IRS nonacquiesces in non-safe-harbor reverse like-kind exchange case
The IRS announced its nonacquiescence to the holding in Estate of Bartell, 147 T.C. 140 (2016), that a taxpayer’s sale and acquisition of business property qualifies as a Sec. 1031 like-kind exchange even though 17 months before the purported exchange, an accommodating party facilitating the transaction acquired title to the replacement property and the taxpayer acquired the benefits and burdens of ownership of the property. AOD 2017-06 (8/14/17).
IRS corrects specifications for substitute information return printing
The IRS issued corrections to Rev. Proc. 2017-39, which provides the specifications for private printing of red-ink substitutes for the 2017 revisions of certain information returns. Announcement 2017-10 (8/14/17).
IRS issues September 2017 applicable federal rates
The IRS issued a ruling that prescribes the applicable federal rates for September 2017. This guidance provides various prescribed rates for federal income tax purposes, including the applicable federal interest rates, the adjusted applicable federal interest rates, the adjusted federal long-term rate, and the adjusted federal long-term tax-exempt rate. Rev. Rul. 2017-17 (8/17/17).
Court dismisses FATCA challenge for lack of standing
The Sixth Circuit dismissed a suit brought by Sen. Rand Paul, R-Ky., and other plaintiffs, challenging aspects of the Foreign Account Tax Compliance Act (FATCA) and the foreign bank account reporting requirements. The court held that the plaintiffs lacked legal standing to sue, affirming a lower court's decision. Crawford v. United States Dep't of the Treasury, No. 16-3539 (6th Cir. 8/18/17).

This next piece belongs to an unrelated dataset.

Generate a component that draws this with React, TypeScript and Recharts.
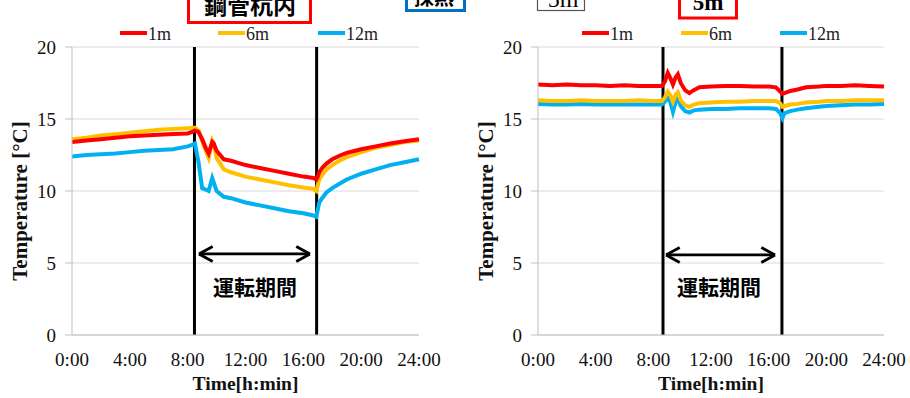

No automatic exception to general partnership filing requirement in Sec. 6031 or Sec. 6698
The Office of Chief Counsel advised that neither Sec. 6031 nor Sec. 6698 contains an automatic exception to the general partnership filing requirement in Sec. 6031(a). According to the Chief Counsel’s Office, although the Sec. 6698 penalty may be avoided if it is shown that the failure to file a complete or timely return was due to reasonable cause, such relief may also be granted under Rev. Proc. 84-35 if the partnership meets its requirements and examiners follow the procedures set forth in Internal Revenue Manual Section 220.127.116.11.3.1. CCA 201733013 (8/18/17).